Читаем «Дело врачей» 1953 года. Показания обвиняемого полностью

Медленно поднялись по лестнице на четвертый этаж, – я щадил сердце полковника. Я распахнул пальто, чтобы жена увидела у меня на груди орден Ленина как символ моего восстановления, и это, действительно, ей бросилось в глаза, когда она открыла нам дверь. Но поздороваться с ней и обнять ее я смог только после того, как вырвался из объятий Топси и ее лобзаний и перешагнул через ее традиционную восторженную лужу. Вместе со мной вошли мои спутники, но лейтенант куда-то быстро исчез. Трудно вспомнить, какими словами мы обменивались с женой в присутствии полковника, несколько смущенного своим присутствием при событии, в котором он участвовал, несомненно, первый раз в своей многолетней деятельности. Он попросил разрешения позвонить по телефону (аппарат был внесен в комнату), и я был свидетелем его разговора: «Товарищ генерал, докладываю из квартиры Якова Львовича». По-видимому, отвечая на вопрос генерала, он сказал: «И слезы, и радость». Затем, обращаясь к нам обоим, передал привет от генерала (кто он, я не знал и не знаю до сих пор) и его пожелания и совет, чтобы была только радость без слез. Трогательно!

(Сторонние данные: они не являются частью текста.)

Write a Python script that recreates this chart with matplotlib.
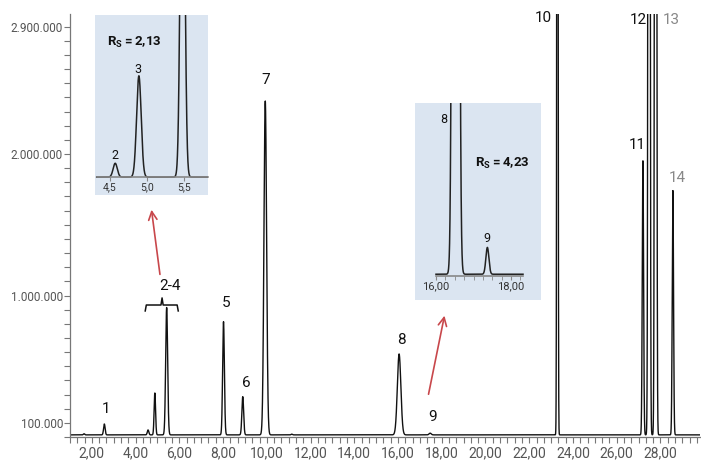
import matplotlib.pyplot as plt
import numpy as np
from matplotlib.ticker import FixedLocator, MultipleLocator, FuncFormatter

plt.rcParams['font.family'] = ['Roboto', 'DejaVu Sans']
plt.rcParams['mathtext.fontset'] = 'custom'
plt.rcParams['mathtext.rm'] = 'Roboto'
plt.rcParams['mathtext.bf'] = 'Roboto:bold'

# main chromatogram: peak table (retention time [min], height [counts], width sigma [min])
peak_time = [1.64, 2.57, 4.57, 4.88, 5.42, 8.02, 8.90, 9.93, 11.14, 16.05, 17.47,
             23.29, 27.20, 27.48, 27.78, 28.57]
peak_height = [8000, 77000, 35000, 296000, 900000, 800000, 270000, 2360000, 5000,
               572000, 12000, 12000000, 1937000, 20000000, 20000000, 1727000]
peak_sigma = [0.03, 0.035, 0.035, 0.033, 0.045, 0.04, 0.04, 0.06, 0.03, 0.08, 0.05,
              0.022, 0.03, 0.032, 0.032, 0.03]
baseline = 15000

# peak labels: text, time, height, colour
label_text = ['1', '2-4', '5', '6', '7', '8', '9', '10', '11', '12', '13', '14']
label_t = [2.66, 5.58, 8.14, 9.05, 9.97, 16.14, 17.57, 22.64, 26.96, 26.99, 28.48, 28.77]
label_v = [198000, 1068000, 947000, 380000, 2524000, 686000, 139000, 2962000,
           2065000, 2950000, 2950000, 1830000]
label_col = ['#111'] * 10 + ['#888', '#888']

# inset 1 (peaks 2-4)
ins1_time = [4.57, 4.89, 5.48]
ins1_height = [41000, 300000, 1350000]
ins1_sigma = [0.028, 0.031, 0.028]
ins1_labels = ['2', '3']
ins1_label_t = [4.57, 4.88]
ins1_label_v = [65000, 320000]

# inset 2 (peaks 8-9), relative units
ins2_time = [16.525, 17.37]
ins2_height = [20.0, 0.155]
ins2_sigma = [0.053, 0.04]
ins2_labels = ['8', '9']
ins2_label_t = [16.2, 17.37]
ins2_label_v = [0.907, 0.214]


def trace(t, times, heights, sigmas, base=0.0):
    y = np.full_like(t, base)
    for c, h, s in zip(times, heights, sigmas):
        y += h * np.exp(-0.5 * ((t - c) / s) ** 2)
    return y


fig = plt.figure(figsize=(7.01, 4.62), dpi=100)
ax = fig.add_axes([70 / 701, 1 - 437 / 462, 630 / 701, 423 / 462])

t = np.linspace(1.0, 29.9, 12000)
ax.plot(t, trace(t, peak_time, peak_height, peak_sigma, baseline), color='#111', lw=1.0)

ax.set_xlim(1.0, 29.81)
ax.set_ylim(0, 2990000)
for s in ['top', 'right']:
    ax.spines[s].set_visible(False)
for s in ['left', 'bottom']:
    ax.spines[s].set_color('#777')
    ax.spines[s].set_linewidth(0.9)

ax.xaxis.set_major_locator(MultipleLocator(2))
ax.xaxis.set_minor_locator(MultipleLocator(1 / 3))
ax.xaxis.set_major_formatter(FuncFormatter(lambda v, p: '{:.2f}'.format(v).replace('.', ',')))
ax.yaxis.set_major_locator(FixedLocator([100000, 1000000, 2000000, 2900000]))
ax.yaxis.set_minor_locator(MultipleLocator(100000))
ax.yaxis.set_major_formatter(FuncFormatter(lambda v, p: '{:,.0f}'.format(v).replace(',', '.')))
ax.tick_params(axis='both', which='both', length=4, width=0.8, color='#777')
ax.tick_params(axis='x', labelsize=10, labelcolor='#555', pad=3)
ax.tick_params(axis='y', labelsize=8.5, labelcolor='#555', pad=1)

for txt, x, y, c in zip(label_text, label_t, label_v, label_col):
    ax.text(x, y, txt, fontsize=11, color=c, ha='center', va='center')

# bracket over peaks 2-4
br_left, br_right, br_mid = 4.44, 5.95, 5.21
br_y, br_drop, br_rise = 933000, 891000, 983000
ax.plot([br_left, br_left + 0.05, br_mid - 0.05, br_mid, br_mid + 0.05, br_right - 0.05, br_right],
        [br_drop, br_y, br_y, br_rise, br_y, br_y, br_drop], color='#111', lw=1.1)

# red arrows pointing to the insets
arrow_col = '#c8474b'
ax.annotate('', xy=(4.71, 1626000), xytext=(5.13, 1130000),
            arrowprops=dict(arrowstyle='->', color=arrow_col, lw=1.2, mutation_scale=15))
ax.annotate('', xy=(18.15, 877000), xytext=(17.37, 283000),
            arrowprops=dict(arrowstyle='->', color=arrow_col, lw=1.2, mutation_scale=15))

box_col = '#dbe5f1'

# inset 1
ax1 = fig.add_axes([95 / 701, 1 - 195 / 462, 113 / 701, 180 / 462], facecolor=box_col)
t1 = np.linspace(4.32, 5.82, 1500)
ax1.plot(t1, trace(t1, ins1_time, ins1_height, ins1_sigma), color='#222', lw=1.1)
ax1.set_xlim(4.297, 5.824)
ax1.set_ylim(-53000, 480000)
for s in ['top', 'right', 'left']:
    ax1.spines[s].set_visible(False)
ax1.spines['bottom'].set_position(('data', 0))
ax1.spines['bottom'].set_bounds(4.32, 5.824)
ax1.spines['bottom'].set_color('#888')
ax1.spines['bottom'].set_linewidth(1.2)
ax1.set_yticks([])
ax1.set_xticks([4.5, 5.0, 5.5])
ax1.xaxis.set_major_formatter(FuncFormatter(lambda v, p: '{:.1f}'.format(v).replace('.', ',')))
ax1.tick_params(axis='x', length=3, color='#888', labelsize=7.5, labelcolor='#333', pad=1)
for txt, x, y in zip(ins1_labels, ins1_label_t, ins1_label_v):
    ax1.text(x, y, txt, fontsize=9, color='#111', ha='center', va='center')
ax1.text(4.46, 400000, r'$\mathbf{R_S = 2{,}13}$', fontsize=9.5, color='#111', ha='left', va='center')

# inset 2
ax2 = fig.add_axes([415 / 701, 1 - 300 / 462, 126 / 701, 197 / 462], facecolor=box_col)
t2 = np.linspace(16.0, 18.32, 2000)
ax2.plot(t2, trace(t2, ins2_time, ins2_height, ins2_sigma, 0.01), color='#222', lw=1.1)
ax2.set_xlim(15.44, 18.8)
ax2.set_ylim(-0.139, 1.0)
for s in ['top', 'right', 'left']:
    ax2.spines[s].set_visible(False)
ax2.spines['bottom'].set_position(('data', 0))
ax2.spines['bottom'].set_bounds(16.0, 18.32)
ax2.spines['bottom'].set_color('#888')
ax2.spines['bottom'].set_linewidth(1.2)
ax2.set_yticks([])
ax2.set_xticks([16.0, 18.0])
ax2.xaxis.set_minor_locator(FixedLocator(np.arange(16.25, 18.3, 0.25)))
ax2.xaxis.set_major_formatter(FuncFormatter(lambda v, p: '{:.2f}'.format(v).replace('.', ',')))
ax2.tick_params(axis='x', which='both', length=3, color='#888', labelsize=8, labelcolor='#333', pad=1)
for txt, x, y in zip(ins2_labels, ins2_label_t, ins2_label_v):
    ax2.text(x, y, txt, fontsize=9, color='#111', ha='center', va='center')
ax2.text(17.04, 0.653, r'$\mathbf{R_S = 4{,}23}$', fontsize=9.5, color='#111', ha='left', va='center')

fig.savefig('out.png', dpi=100)
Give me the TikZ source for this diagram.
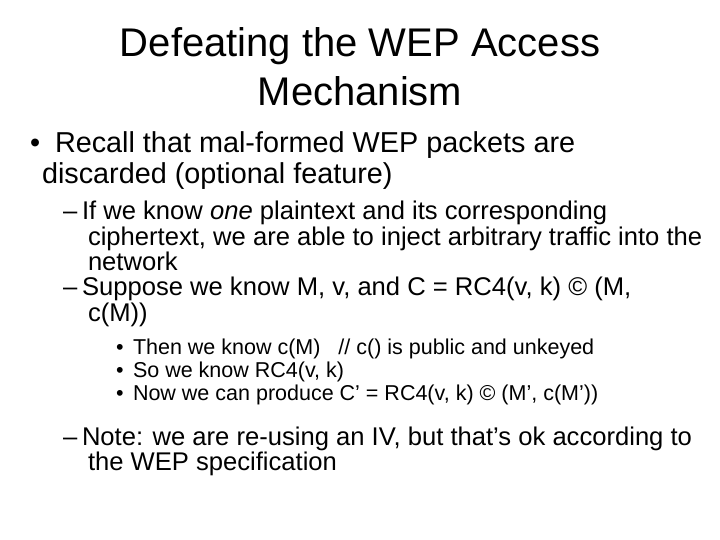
\documentclass[tikz,border=0pt]{standalone}
\usepackage{fontspec}
\setmainfont{Liberation Sans}
\begin{document}
\begin{tikzpicture}[x=1pt,y=-1pt,
  every node/.style={anchor=base west,inner sep=0pt,outer sep=0pt},
  ttl/.style={anchor=base,font=\fontsize{40}{48}\selectfont},
  la/.style={font=\fontsize{28.8}{32}\selectfont},
  lb/.style={font=\fontsize{25.6}{28}\selectfont},
  lc/.style={font=\fontsize{21.5}{24}\selectfont}]
\useasboundingbox (0,0) rectangle (720,540);
\node[ttl] (t1) at (360,57) {Defeating the WEP Access};
\node[ttl] (t2) at (360,106) {Mechanism};
\node[la] (b1) at (30,153) {•};
\node[la] (a1) at (55,153) {Recall that mal-formed WEP packets are};
\node[la] (a2) at (42,184) {discarded (optional feature)};
\node[lb] (d1) at (63,219) {–};
\node[lb] (c1) at (82,219) {If we know \textit{one} plaintext and its corresponding};
\node[lb] (c2) at (88,245) {ciphertext, we are able to inject arbitrary traffic into the};
\node[lb] (c3) at (88,270) {network};
\node[lb] (d2) at (63,295) {–};
\node[lb] (c4) at (82,295) {Suppose we know M, v, and C = RC4(v, k) © (M,};
\node[lb] (c5) at (88,321) {c(M))};
\node[lc] (e1) at (116,354) {•};
\node[lc] (f1) at (133,354) {Then we know c(M) \ \ // c() is public and unkeyed};
\node[lc] (e2) at (116,377) {•};
\node[lc] (f2) at (133,377) {So we know RC4(v, k)};
\node[lc] (e3) at (116,400) {•};
\node[lc] (f3) at (133,400) {Now we can produce C’ = RC4(v, k) © (M’, c(M’))};
\node[lb] (d3) at (63,445) {–};
\node[lb] (c6) at (82,445) {Note: we are re-using an IV, but that’s ok according to};
\node[lb] (c7) at (88,470) {the WEP specification};
\end{tikzpicture}
\end{document}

Жена задала мне вопрос: «Знаю ли я, что умер Иосиф Виссарионович?» Ее вопрос как молнией осветил весь, непонятный мне до того, механизм резкой перемены в моей и, я был уверен, в общей судьбе арестованных по «делу врачей». Мне сразу стало ясно, почему Министерство государственной безопасности стало «бывшим», как это было написано в справке об освобождении, и что это – не единственная перемена в советском строе, а наступление новой эпохи в нем, действительно исторически измененном смертью только одного человека. Я воспринял неожиданное известие о его смерти лишь с некоторым удивлением. Мне казалось закономерным это явление в общей цепи событий, совершенно логичным внутренней связью с ними, своевременностью и единственным условием развития этих событий. Мелькнула мысль о роке, в нужный и крайний момент обрушившем свой удар во спасение моей жизни. Где же был этот рок раньше?! Миллионы людей не дождались его!

На осторожный вопрос жены, не знаю ли я, что с Мироном Семеновичем (Вовси), я с полной уверенностью ответил ей, что освобождены все. Уверенность эту мне давал весь процесс реставрации, в котором, как показала вся обстановка и все содержание этого процесса, я был не единственным его объектом. Кроме того, когда я сидел взаперти в боксе, ожидая выхода на свободу и слыша непрерывную суету за дверью, мне показалось, что я услышал шепотом произнесенную фамилию: «Вовси». Мне тогда представилось, что он в этот момент проходил по коридору мимо моего бокса и кто-то шепотом кому-то указал на него, как на главного героя «дела», имя которого было «притчей во языцех», как величайшего злодея в истории человечества, которого четвертовать мало.

Нас сковывало присутствие полковника, хотя и державшегося крайне скромно и, несомненно, чувствовавшего себя лишним свидетелем семейной радости. Но он ждал возвращения исчезнувшего лейтенанта, который вскоре явился вместе с управдомом, чтобы в его присутствии снять печати с опечатанных после моего ареста двух комнат и ввести меня во владение ими вместе с находящимися в них вещами. Это тоже было проявлением предупредительности, указания о которой, несомненно, полковник и лейтенант получили. С этой процедурой в тех редчайших в истории МГБ случаях, когда необходимость в ней возникала, не торопились. В данном случае, несомненно, было стремление возможно скорее ликвидировать все последствия ареста и все, что было с ним связано, включая и возврат изъятых «ценностей» еще до выхода «на волю».

Управдом, пожилой человек, рассказал мне после, что когда ночью его разбудил лейтенант, ему уже знакомый по моему аресту, и пригласил его в квартиру № 103, то он решил, что пришли за моей женой. От волнения он никак не мог попасть ногой в штанину, но когда лейтенант без всякого вопроса сказал: «Возвращаем вам» (в его тоне радости не было!), то управдом на это ответил: «Тогда бежим». И они побежали. Печати были сняты, я вошел в распечатанные комнаты, в которых в полной неприглядности сохранился хаос произведенного обыска. Когда процедура восстановления интеграции квартиры была закончена, полковник с высшей степенью любезности попрощался со мной и женой, сопроводив прощание самыми трогательными пожеланиями.

Наконец, мы остались одни, и я почувствовал, что я – дома. Я могу ходить из комнаты в комнату, зайти в ванную без всякой надобности, в кухню. Я только с этого момента со всей полнотой почувствовал, что я – свободен.